Me los encuentro con frecuencia en la plaza cercana a mi casa. Son un padre y un hijo que van siempre juntos. El padre andará por los sesenta y algo y el hijo tiene esa edad indefinible, muy difícil de precisar, asociada a algunas discapacidades. ¿Treinta y tantos quizá? Le cuesta mucho andar, siempre se apoya en su padre, y comunicarse. Tiene problemas cognitivos y de lenguaje, no se expresa con palabras, pero lo dice todo con gestos y sonidos. Puede que tenga algún tipo de parálisis cerebral, pero no me atrevería a asegurarlo porque, aunque en los últimos diez años me he familiarizado bastante con la discapacidad por mi trabajo, no soy ni de lejos un experto en la materia. Lo cierto, más allá de consideraciones técnicas, es que la vida no se lo ha puesto fácil a ese joven. Ni remotamente.
Lo que más me llama la atención cuando les veo es la capacidad que tiene el padre para transmitirle paz y tranquilidad a su hijo cada vez que éste se altera o se impacienta. Una palabra amable, una caricia, un beso, o varios, bastan para que el hijo encuentre la calma perdida y mire a su padre como quien mira 'un todo'. La última vez me los encontré en un semáforo y esos besos de cariño del padre al hijo, y los abrazos que éste le devolvía, me hicieron un nudo en el estómago y mojaron mis ojos. Otras personas, al ver cómo camina el hijo o los gemidos que emite, no lo ven así, claro. Se apartan o les miran con desconfianza y miedo. Miedo a lo que no comprendemos y quizá tampoco nos esforzamos por comprender. El caso es que casi siempre a su alrededor hay un espacio físico mucho más grande que el espacio vital que los humanos necesitamos para sentirnos a gusto en la calle.
En nuestra sociedad políticamente correcta y biempensante hay, por desgracia, discapacidades socialmente más aceptadas que otras. De primera y de segunda, si me permiten la ironía y asumiendo que todas suponen un grandísimo desafío -en calidad de vida, en autonomía, en igualdad de oportunidades...- para quien convive con ellas. No es lo mismo tener una discapacidad visual, auditiva o motora en términos sociales, para ser aceptados por el resto, por la tribu, que dar muestras de comportamientos que consideraríamos socialmente aberrantes: tambalearse al andar, emitir sonidos incomprensibles, gritar, deambular, hablar solos o con personas invisibles y otras alteraciones asociadas a los delirios, a los problemas de salud mental.

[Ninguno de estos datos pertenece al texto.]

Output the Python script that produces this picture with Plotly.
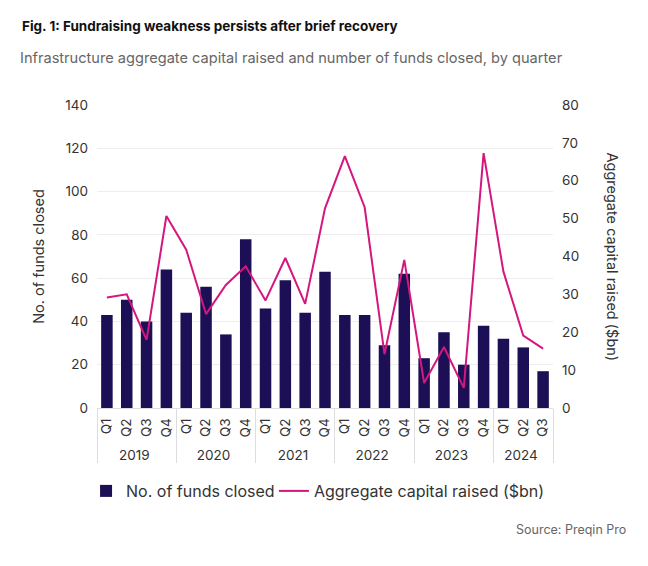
import plotly.graph_objects as go

# Data
years = ["2019"] * 4 + ["2020"] * 4 + ["2021"] * 4 + ["2022"] * 4 + ["2023"] * 4 + ["2024"] * 3
quarters = ["Q1", "Q2", "Q3", "Q4"] * 5 + ["Q1", "Q2", "Q3"]
funds_closed = [43, 50, 40, 64, 44, 56, 34, 78, 46, 59, 44, 63,
                43, 43, 29, 62, 23, 35, 20, 38, 32, 28, 17]
capital_raised = [29.2, 30.0, 18.0, 50.7, 41.8, 24.8, 32.5, 37.4, 28.4, 39.6, 27.5, 52.7,
                  66.5, 53.0, 14.2, 39.1, 6.6, 16.1, 5.3, 67.3, 36.0, 19.1, 15.7]

navy = "#1c0f55"
magenta = "#d4177f"
font = "Inter, Roboto, sans-serif"

# page body adds an 8px offset, so the figure is drawn 8px smaller
W, H = 640, 558
L, T, R, B = 89, 97, 95, 158
pw, ph = W - L - R, H - T - B

fig = go.Figure()
fig.add_trace(go.Bar(
    x=[years, quarters], y=funds_closed, name="No. of funds closed",
    marker=dict(color=navy, line=dict(width=0)), legend="legend",
))
fig.add_trace(go.Scatter(
    x=[years, quarters], y=capital_raised, name="Aggregate capital raised ($bn)",
    mode="lines", line=dict(color=magenta, width=2), yaxis="y2", legend="legend2",
))

legend_style = dict(orientation="h", xanchor="left", y=-83 / ph, yanchor="middle",
                    font=dict(size=16, color="#333333"), itemwidth=30)

fig.update_layout(
    width=W, height=H,
    margin=dict(l=L, r=R, t=T, b=B),
    paper_bgcolor="white", plot_bgcolor="white",
    font=dict(family=font, size=13, color="#333333"),
    bargap=0.42,
    showlegend=True,
    legend=dict(x=-0.024, **legend_style),
    legend2=dict(x=0.388, **legend_style),
    xaxis=dict(
        type="multicategory", tickangle=-90, showdividers=True, dividercolor="#dddddd",
        dividerwidth=1, showline=True, linecolor="#dddddd", ticks="", showgrid=False,
        tickfont=dict(size=13.5, color="#333333"), ticklabelstandoff=4,
    ),
    yaxis=dict(
        range=[0, 140], dtick=20, showgrid=True, gridcolor="#eeeeee", zeroline=False,
        title=dict(text="No. of funds closed", font=dict(size=14.5, color="#333333"), standoff=17),
        tickfont=dict(size=13.5, color="#333333"), ticklabelstandoff=8,
    ),
    yaxis2=dict(
        range=[0, 80], dtick=10, overlaying="y", side="right", showgrid=False, zeroline=False,
        tickfont=dict(size=13.5, color="#333333"), ticklabelstandoff=8,
    ),
    annotations=[
        dict(text="<b>Fig. 1: Fundraising weakness persists after brief recovery</b>",
             xref="paper", yref="paper", x=(12 - L) / pw, y=1 + 79 / ph,
             xanchor="left", yanchor="middle", showarrow=False,
             font=dict(size=13.5, color="#111111")),
        dict(text="Infrastructure aggregate capital raised and number of funds closed, by quarter",
             xref="paper", yref="paper", x=(10 - L) / pw, y=1 + 47 / ph,
             xanchor="left", yanchor="middle", showarrow=False,
             font=dict(size=14.6, color="#666666")),
        dict(text="Aggregate capital raised ($bn)", textangle=90,
             xref="paper", yref="paper", x=1 + 59 / pw, y=0.5,
             xanchor="center", yanchor="middle", showarrow=False,
             font=dict(size=14.5, color="#333333")),
        dict(text="Source: Preqin Pro",
             xref="paper", yref="paper", x=1 + 75 / pw, y=-121 / ph,
             xanchor="right", yanchor="middle", showarrow=False,
             font=dict(size=12.5, color="#666666")),
    ],
)

fig.write_html("out.html")
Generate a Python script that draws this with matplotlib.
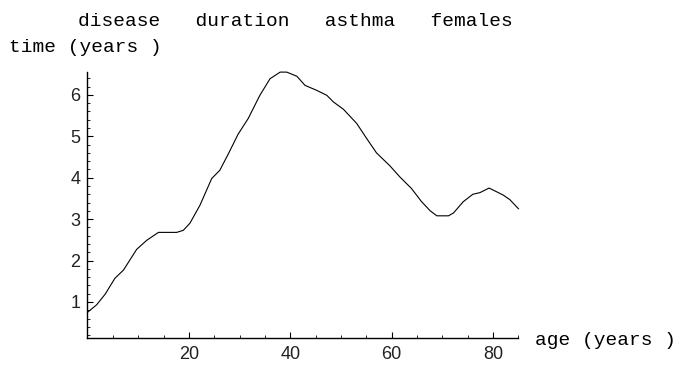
import matplotlib.pyplot as plt
from matplotlib.ticker import MultipleLocator

# disease duration of asthma, females
age = [0, 1.8, 3.5, 5.4, 7.1, 9.7, 11.7, 14, 17.6, 18.9, 20.2, 22.2, 24.5, 26.1,
       27.8, 29.7, 31.7, 34, 35, 36, 38, 39.3, 41.3, 42.9, 45.2, 47.2, 48.5,
       50.5, 53.1, 55.1, 57, 59.7, 61.6, 63.9, 65.9, 67.6, 68.9, 71.2, 72.2,
       74.1, 76, 77.4, 79.2, 80.7, 82, 83.3, 85]
duration = [0.75, 0.93, 1.19, 1.57, 1.77, 2.27, 2.49, 2.68, 2.68, 2.73, 2.9, 3.34,
            3.98, 4.18, 4.58, 5.05, 5.43, 5.99, 6.19, 6.39, 6.55, 6.55, 6.45,
            6.23, 6.11, 5.99, 5.83, 5.65, 5.31, 4.94, 4.6, 4.28, 4.02, 3.74, 3.42,
            3.2, 3.08, 3.08, 3.15, 3.42, 3.6, 3.64, 3.75, 3.66, 3.58, 3.47, 3.25]

x_ticks = [20, 40, 60, 80]
y_ticks = [1, 2, 3, 4, 5, 6]

fig = plt.figure(figsize=(6.75, 3.74), dpi=100)
ax = fig.add_axes([0.1296, 0.0963, 0.6385, 0.712])

ax.plot(age, duration, color='black', lw=0.8, clip_on=False,
        solid_joinstyle='round')

ax.set_xlim(0, 85)
ax.set_ylim(0.13, 6.56)
ax.set_xticks(x_ticks)
ax.set_yticks(y_ticks)
ax.xaxis.set_minor_locator(MultipleLocator(5))
ax.yaxis.set_minor_locator(MultipleLocator(0.2))

for s in ['top', 'right']:
    ax.spines[s].set_visible(False)
for s in ['left', 'bottom']:
    ax.spines[s].set_linewidth(1.0)

ax.tick_params(which='major', direction='in', length=4.5, width=0.8,
               labelsize=13, labelcolor='#222222',
               labelfontfamily='Liberation Sans')
ax.tick_params(which='minor', direction='in', length=2.2, width=0.6)
ax.tick_params(axis='x', pad=6)
ax.tick_params(axis='y', pad=5)

mono = 'Liberation Mono'
fig.text(78 / 675, 1 - 26 / 374, 'disease   duration   asthma   females',
         family=mono, fontsize=14, va='baseline', ha='left')
fig.text(9 / 675, 1 - 52 / 374, 'time (years )',
         family=mono, fontsize=14, va='baseline', ha='left')
fig.text(535 / 675, 1 - 345 / 374, 'age (years )',
         family=mono, fontsize=14, va='baseline', ha='left')

fig.savefig('out.png', dpi=100)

Ese segundo grupo de personas lo tiene todavía más complicado, sufre una doble discriminación -por tener una discapacidad, sea la que sea, y por los síntomas externos asociados específicamente a la suya-, como le ocurre al joven del que les hablo. Un joven que, además, nunca tendrá la autonomía suficiente como para poder caminar por la calle sin ayuda. Ya ni hablamos del acceso a una vivienda propia, a un empleo u otras necesidades o aspiraciones básicas, comunes a todos los seres humanos, y que entidades como en la que trabajo tratan de proporcionar a las personas con discapacidad, acompañándolas en su día a día y en la consecución de sus proyectos vitales.
En esta era de las redes sociales y la conectividad tecnológica que, paradójicamente, provoca una desconexión social y acentúa los miedos, traumas y soledades de las personas, tendemos a encumbrar, a considerar héroes, a cualquier inútil que se nos cruce por el 'feed' del Instagram con mucha parafernalia, mucho filtro y mucha verborrea. Y como vamos por la calle con demasiadas prisas y la cabeza incrustada en nuestros móviles -ocurren muchos menos accidentes de lo que sería lógico pensar viendo el grado de 'zombificación' del personal- no tenemos ni un minuto para pararnos y echar una ojeada a nuestro alrededor. Para cruzar la mirada con los verdaderos héroes cotidianos de nuestras calles y plazas…
Como el padre y el hijo de este artículo de opinión, que cada día se dan de ostias contra el mundo y contra las cartas que el azar cósmico que rige nuestros destinos, impasible, ha puesto en sus manos. ¿Qué ocurrirá con ese hijo cuando su padre ya no esté para acompañarle? ¿Quién le dará los besos en el semáforo? Por ellos, por ese padre y ese hijo que me conmueven cada vez que me los cruzo, y por muchos otros tiene sentido el Día Internacional de las Personas con Discapacidad que celebramos el pasado martes. Ojalá no existiera en el calendario.